TASK DESCRIPTION> Set down the lines that begin at the top of the records and end with the line containing "1-390/480, (600-89)/608, (390-29)/480])", and drop every picture.

RECORD SET>

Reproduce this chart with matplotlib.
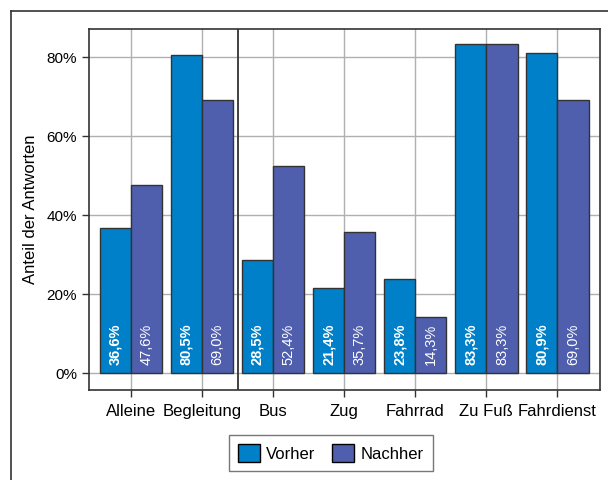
import matplotlib
matplotlib.use("Agg")
import matplotlib.pyplot as plt
import numpy as np
from matplotlib.lines import Line2D
from matplotlib.patches import Patch

plt.rcParams['font.family'] = ['Liberation Sans', 'DejaVu Sans']

categories = ["Alleine", "Begleitung", "Bus", "Zug", "Fahrrad", "Zu Fuß", "Fahrdienst"]
vorher = [36.6, 80.5, 28.5, 21.4, 23.8, 83.3, 80.9]
nachher = [47.6, 69.0, 52.4, 35.7, 14.3, 83.3, 69.0]
yticks = [0, 20, 40, 60, 80]
series_names = ["Vorher", "Nachher"]

c_vorher = "#0080C8"
c_nachher = "#4F5FAD"

fig = plt.figure(figsize=(6.08, 4.8), dpi=100)
ax = fig.add_axes([89/608, 1-390/480, (600-89)/608, (390-29)/480])

x = np.arange(len(categories))
w = 0.44
ax.set_axisbelow(True)
for xi in x:
    ax.axvline(xi, color="#b0b0b0", lw=1, zorder=0)
for yt in yticks:
    ax.axhline(yt, color="#b0b0b0", lw=1, zorder=0)
ax.axvline(1.5, color="#333333", lw=1.3, zorder=1)

b1 = ax.bar(x - w/2, vorher, w, color=c_vorher, edgecolor="#333333", lw=1, zorder=2)
b2 = ax.bar(x + w/2, nachher, w, color=c_nachher, edgecolor="#333333", lw=1, zorder=2)

def fmt(v):
    return f"{v:.1f}%".replace(".", ",")

for xi, v in zip(x, vorher):
    ax.text(xi - w/2, 2.0, fmt(v), rotation=90, ha="center", va="bottom",
            color="white", fontsize=10.5, fontweight="bold", zorder=3)
for xi, v in zip(x, nachher):
    ax.text(xi + w/2, 2.0, fmt(v), rotation=90, ha="center", va="bottom",
            color="white", fontsize=10.5, zorder=3)

ax.set_xlim(-0.59, 6.6)
ax.set_ylim(-4.3, 87.1)
ax.set_yticks(yticks)
ax.set_yticklabels([f"{t}%" for t in yticks], fontsize=11)
ax.set_xticks(x)
ax.set_xticklabels(categories, fontsize=12)
ax.tick_params(axis="both", direction="out", length=5, color="#333333", width=1)
ax.tick_params(axis="x", pad=5)
ax.set_ylabel("Anteil der Antworten", fontsize=12, labelpad=6)
for s in ax.spines.values():
    s.set_color("#333333")
    s.set_linewidth(1.2)

handles = [Patch(facecolor=c_vorher, edgecolor="black", label=series_names[0]),
           Patch(facecolor=c_nachher, edgecolor="black", label=series_names[1])]
leg = fig.legend(handles=handles, loc="center", bbox_to_anchor=(331/608, 1-453/480),
                 ncol=2, fontsize=12, frameon=True, fancybox=False, edgecolor="#555555",
                 handlelength=1.3, handleheight=1.3, borderpad=0.55, columnspacing=1.0,
                 handletextpad=0.4)
leg.get_frame().set_linewidth(1)

fig.add_artist(Line2D([11/608, 11/608], [0, 1-11/480], transform=fig.transFigure, color="#333333", lw=1.2))
fig.add_artist(Line2D([11/608, 1], [1-11/480, 1-11/480], transform=fig.transFigure, color="#333333", lw=1.2))

fig.savefig("out.png", dpi=100)
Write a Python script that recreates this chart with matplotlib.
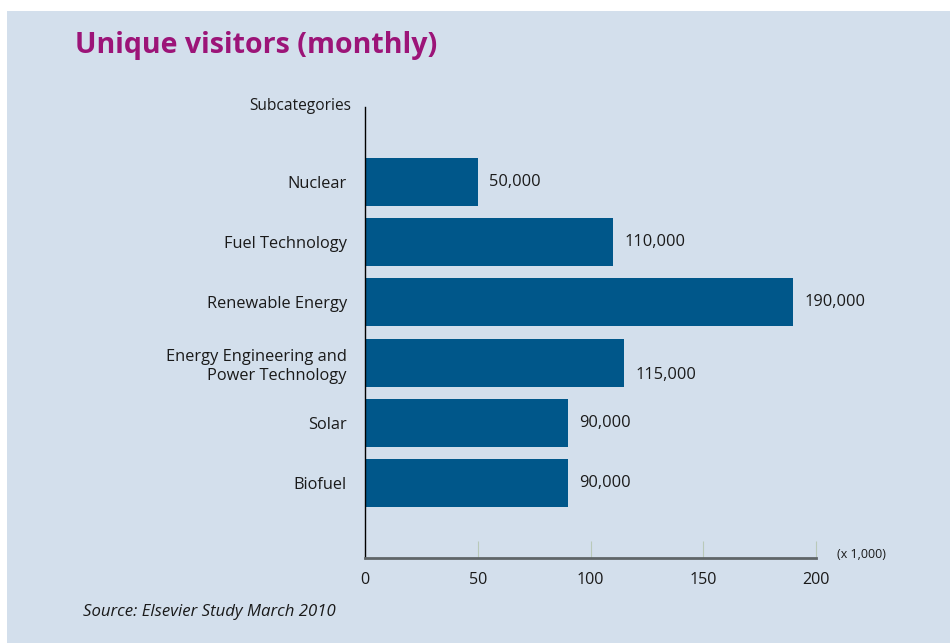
import matplotlib
matplotlib.use("Agg")
import matplotlib.pyplot as plt
from matplotlib.patches import Rectangle

categories = ["Nuclear", "Fuel Technology", "Renewable Energy",
              "Energy Engineering and\nPower Technology", "Solar", "Biofuel"]
values = [50, 110, 190, 115, 90, 90]  # thousands
value_labels = ["50,000", "110,000", "190,000", "115,000", "90,000", "90,000"]
xticks = [0, 50, 100, 150, 200]

FONT = ["Open Sans", "DejaVu Sans"]
plt.rcParams['font.family'] = FONT

W, H = 950, 643
fig = plt.figure(figsize=(W / 100, H / 100), dpi=100, facecolor="white")
bg = "#d3dfec"
fig.patches.append(Rectangle((7 / W, 0), 1 - 7 / W, 1 - 11 / H, transform=fig.transFigure,
                             facecolor=bg, edgecolor="none", zorder=-10))

ax = fig.add_axes([365 / W, 1 - 558 / H, (816 - 365) / W, (558 - 107) / H])
ax.set_facecolor("none")

n = len(categories)
ypos = [n - 1 - i for i in range(n)]
ax.barh(ypos, values, height=0.8, color="#00578a", zorder=2)

ax.set_xlim(0, 200)
ax.set_ylim(-1.25, n - 1 + 1.25)

for i, (y, v, lab) in enumerate(zip(ypos, values, value_labels)):
    dy = -0.2 if "\n" in categories[i] else 0
    ax.text(v + 5, y + dy, lab, va="center", ha="left", fontsize=11.8, color="#1a1a1a")

ax.set_yticks(ypos)
ax.set_yticklabels(categories, fontsize=11.8, color="#1a1a1a", ha="right",
                   multialignment="right", linespacing=1.3)
ax.tick_params(axis="y", length=0, pad=13)

ax.set_xticks(xticks)
ax.set_xticklabels([str(t) for t in xticks], fontsize=11.6, color="#1a1a1a")
ax.tick_params(axis="x", direction="in", length=12, width=0.8, color="#b9c9b9", pad=10)

for s in ["top", "right"]:
    ax.spines[s].set_visible(False)
ax.spines["left"].set_color("black")
ax.spines["left"].set_linewidth(1.0)
ax.spines["bottom"].set_color("#5f6568")
ax.spines["bottom"].set_linewidth(2.0)

fig.text(351 / W, 1 - 106 / H, "Subcategories", ha="right", va="center", fontsize=11.2, color="#1a1a1a")
fig.text(886 / W, 1 - 555 / H, "(x 1,000)", ha="right", va="center", fontsize=9, color="#1a1a1a")
fig.text(75 / W, 1 - 45 / H, "Unique visitors (monthly)", ha="left", va="center",
         fontsize=20.5, fontweight="bold", color="#9c1478")
fig.text(83 / W, 1 - 612 / H, "Source: Elsevier Study March 2010", ha="left", va="center",
         fontsize=12.1, style="italic", color="#1a1a1a")

fig.savefig("out.png", dpi=100, facecolor="white")
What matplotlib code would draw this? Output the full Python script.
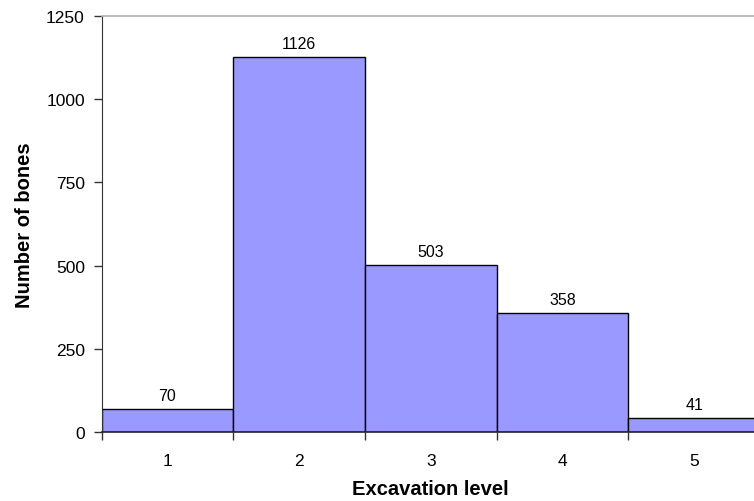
import matplotlib
matplotlib.use("Agg")
import matplotlib.pyplot as plt
import numpy as np

levels = ["1", "2", "3", "4", "5"]
bone_counts = [70, 1126, 503, 358, 41]
y_ticks = [0, 250, 500, 750, 1000, 1250]

plt.rcParams["font.family"] = ["Liberation Sans", "DejaVu Sans"]

fig = plt.figure(figsize=(7.54, 5.02), dpi=100)
ax = fig.add_axes([101.5 / 754, 69 / 502, 658.5 / 754, 416 / 502])

x = np.arange(len(levels))
bars = ax.bar(x, bone_counts, width=1.0, color="#9999FF",
              edgecolor="black", linewidth=1.0, zorder=2)

ax.set_xlim(-0.5, len(levels) - 0.5)
ax.set_ylim(0, 1250)
ax.set_yticks(y_ticks)
ax.set_yticklabels([str(v) for v in y_ticks], fontsize=12.5)

# category boundaries carry the tick marks, labels sit at bar centres
ax.set_xticks(np.arange(len(levels) + 1) - 0.5)
ax.set_xticklabels([])
ax.set_xticks(x, minor=True)
ax.set_xticklabels(levels, minor=True, fontsize=12.5)
ax.tick_params(axis="x", which="major", direction="out", length=6,
               width=1, color="#333333")
ax.tick_params(axis="x", which="minor", length=0, pad=15)
ax.tick_params(axis="y", direction="out", length=6, width=1,
               color="#333333", pad=6)

ax.spines["right"].set_visible(False)
ax.spines["top"].set_color("#b0b0b0")
ax.spines["top"].set_linewidth(1.2)
ax.spines["left"].set_color("#333333")
ax.spines["bottom"].set_color("#222222")
ax.spines["bottom"].set_linewidth(1.2)

for xi, v in zip(x, bone_counts):
    ax.text(xi, v + 18, str(v), ha="center", va="bottom", fontsize=11.5)

ax.set_xlabel("Excavation level", fontsize=14.5, fontweight="bold", labelpad=8)
ax.set_ylabel("Number of bones", fontsize=14.5, fontweight="bold", labelpad=9)

fig.savefig("out.png", dpi=100)
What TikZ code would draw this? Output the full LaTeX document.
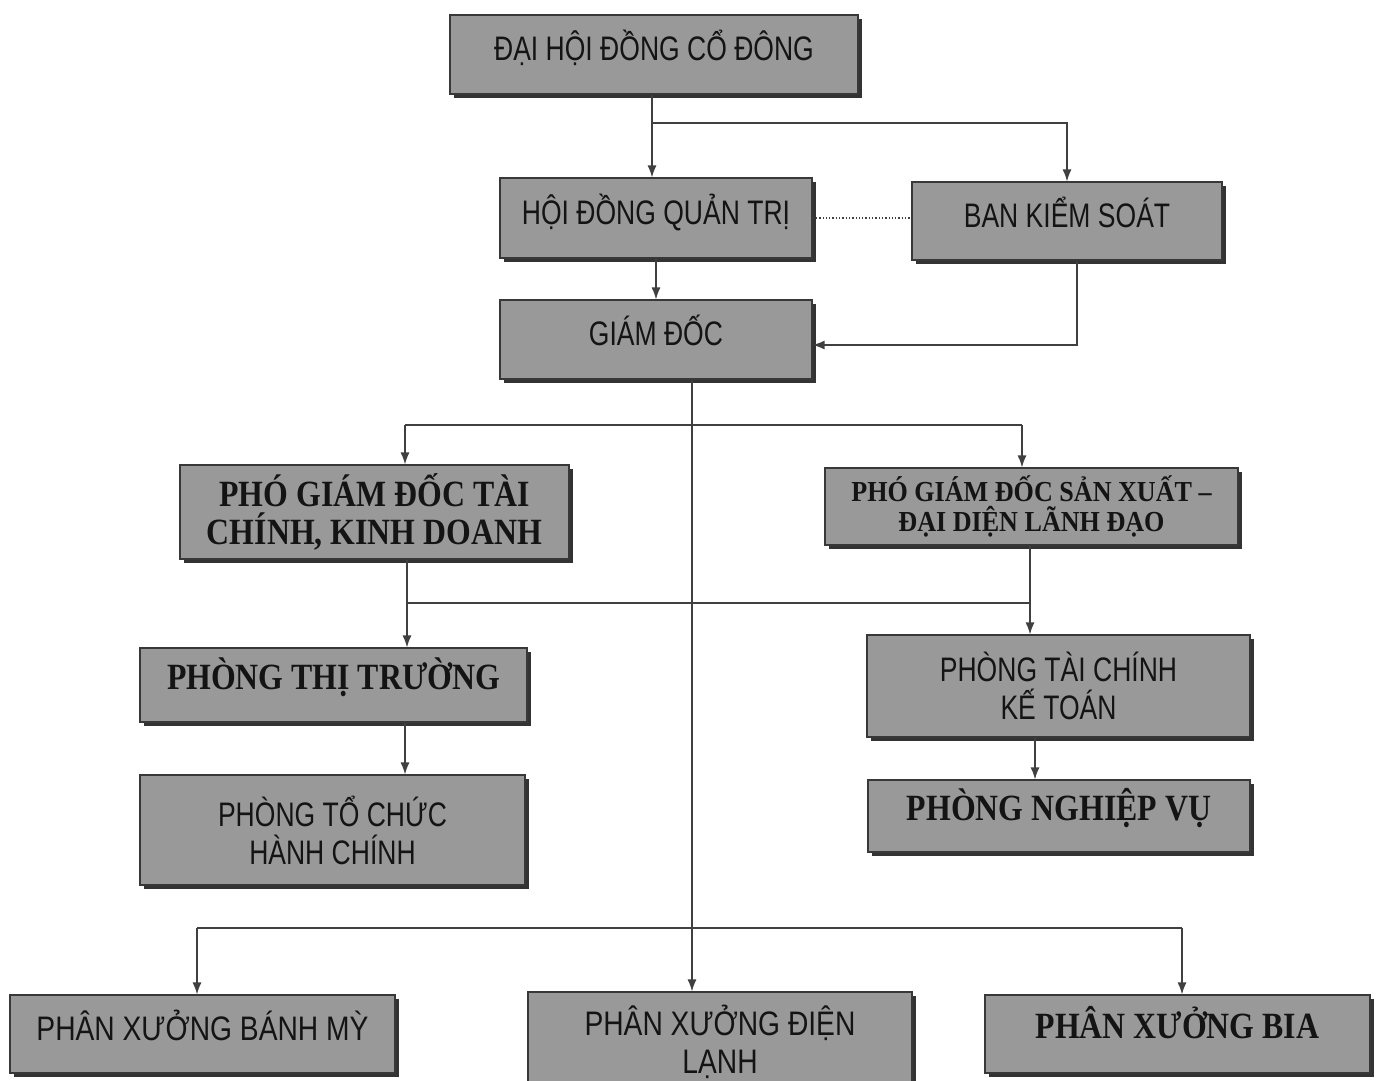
\documentclass[tikz,border=0pt]{standalone}
\usepackage{fontspec}
\setmainfont{Liberation Serif}
\newfontfamily\nsans[FakeStretch=0.78]{Liberation Sans}
\newfontfamily\nsansw[FakeStretch=0.83]{Liberation Sans}
\newfontfamily\nserif[FakeStretch=0.86]{Liberation Serif}
\newfontfamily\nserifs[FakeStretch=0.9]{Liberation Serif}
\usetikzlibrary{arrows.meta,shadows}
\begin{document}
\begin{tikzpicture}[x=1pt,y=-1pt,
  box/.style={draw=black!78, line width=1.2pt, fill=black!40, text=black!92,
    align=center, inner sep=0pt,
    drop shadow={shadow xshift=4pt, shadow yshift=-4pt, fill=black!80, opacity=1}},
  sanstxt/.style={font=\nsans\fontsize{34}{38}\selectfont},
  sanswide/.style={font=\nsansw\fontsize{34}{38}\selectfont},
  seriftxt/.style={font=\nserif\bfseries\fontsize{37}{38}\selectfont},
  smallserif/.style={font=\nserifs\bfseries\fontsize{29}{30}\selectfont},
  liftsans/.style={text height=30pt, text depth=18pt},
  liftserif/.style={text height=30pt, text depth=22pt},
  conn/.style={draw=black!75, line width=1.3pt},
  arr/.style={conn, -{Latex[length=12pt,width=9pt]}}]
\useasboundingbox[fill=white] (0,0) rectangle (1382,1080);

\node[box, sanstxt, liftsans, minimum width=408pt, minimum height=79pt] (dh) at (654,54.5) {ĐẠI HỘI ĐỒNG CỔ ĐÔNG};
\node[box, sanstxt, liftsans, minimum width=312pt, minimum height=80pt] (hdqt) at (656,218) {HỘI ĐỒNG QUẢN TRỊ};
\node[box, sanstxt, liftsans, minimum width=310pt, minimum height=78pt] (bks) at (1067,221) {BAN KIỂM SOÁT};
\node[box, sanstxt, liftsans, minimum width=312pt, minimum height=79pt] (gd) at (656,339.5) {GIÁM ĐỐC};
\node[box, seriftxt, minimum width=389pt, minimum height=94pt] (pgdtc) at (374.5,512) {PHÓ GIÁM ĐỐC TÀI\\CHÍNH, KINH DOANH};
\node[box, smallserif, minimum width=413pt, minimum height=77pt] (pgdsx) at (1031.5,506.5) {PHÓ GIÁM ĐỐC SẢN XUẤT –\\ĐẠI DIỆN LÃNH ĐẠO};
\node[box, seriftxt, liftserif, minimum width=387pt, minimum height=74pt] (ptt) at (333.5,685) {PHÒNG THỊ TRƯỜNG};
\node[box, sanstxt, minimum width=383pt, minimum height=102pt] (ptckt) at (1058.5,686) {PHÒNG TÀI CHÍNH\\KẾ TOÁN};
\node[box, sanstxt, minimum width=385pt, minimum height=110pt] (ptchc) at (332.5,830) {PHÒNG TỔ CHỨC\\HÀNH CHÍNH};
\node[box, seriftxt, liftserif, minimum width=382pt, minimum height=72pt] (pnv) at (1059,816) {PHÒNG NGHIỆP VỤ};
\node[box, sanswide, liftsans, minimum width=385pt, minimum height=78pt] (pxbm) at (202.5,1034) {PHÂN XƯỞNG BÁNH MỲ};
\node[box, sanswide, minimum width=384pt, minimum height=100pt] (pxdl) at (720,1042) {PHÂN XƯỞNG ĐIỆN\\LẠNH};
\node[box, seriftxt, liftserif, minimum width=385pt, minimum height=78pt] (pxbia) at (1177.5,1034) {PHÂN XƯỞNG BIA};

% coordinates of the connector routes
\coordinate (j1) at (652,123);
\coordinate (b1) at (1077,345);
\coordinate (g1) at (692,0);
\coordinate (h1) at (405,425);
\coordinate (h2) at (1022,425);
\coordinate (v1) at (407,603);
\coordinate (v2) at (1030,603);
\coordinate (t1) at (405,0);
\coordinate (k1) at (1035,0);
\coordinate (w1) at (197,928);
\coordinate (w2) at (1182,928);

\draw[arr] (dh.south -| j1) -- (j1 |- hdqt.north);
\draw[arr] (j1) -| (bks.north);
\draw[arr] (hdqt.south) -- (gd.north);
\draw[conn, dotted, line width=1.5pt] (hdqt.east) -- (hdqt.east -| bks.west);
\draw[arr] (bks.south -| b1) -- (b1) -- (b1 -| gd.east);
\draw[arr] (gd.south -| g1) -- (g1 |- pxdl.north);
\draw[conn] (h1) -- (h2);
\draw[arr] (h1) -- (h1 |- pgdtc.north);
\draw[arr] (h2) -- (h2 |- pgdsx.north);
\draw[arr] (pgdtc.south -| v1) -- (v1 |- ptt.north);
\draw[arr] (pgdsx.south -| v2) -- (v2 |- ptckt.north);
\draw[conn] (v1) -- (v2);
\draw[arr] (ptt.south -| t1) -- (t1 |- ptchc.north);
\draw[arr] (ptckt.south -| k1) -- (k1 |- pnv.north);
\draw[conn] (w1) -- (w2);
\draw[arr] (w1) -- (w1 |- pxbm.north);
\draw[arr] (w2) -- (w2 |- pxbia.north);
\end{tikzpicture}
\end{document}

ANSWER FOR THE TASK>
Reproduce this chart with matplotlib.
import matplotlib
matplotlib.use("Agg")
import matplotlib.pyplot as plt
import numpy as np
from matplotlib.lines import Line2D
from matplotlib.patches import Patch

plt.rcParams['font.family'] = ['Liberation Sans', 'DejaVu Sans']

categories = ["Alleine", "Begleitung", "Bus", "Zug", "Fahrrad", "Zu Fuß", "Fahrdienst"]
vorher = [36.6, 80.5, 28.5, 21.4, 23.8, 83.3, 80.9]
nachher = [47.6, 69.0, 52.4, 35.7, 14.3, 83.3, 69.0]
yticks = [0, 20, 40, 60, 80]
series_names = ["Vorher", "Nachher"]

c_vorher = "#0080C8"
c_nachher = "#4F5FAD"

fig = plt.figure(figsize=(6.08, 4.8), dpi=100)
ax = fig.add_axes([89/608, 1-390/480, (600-89)/608, (390-29)/480])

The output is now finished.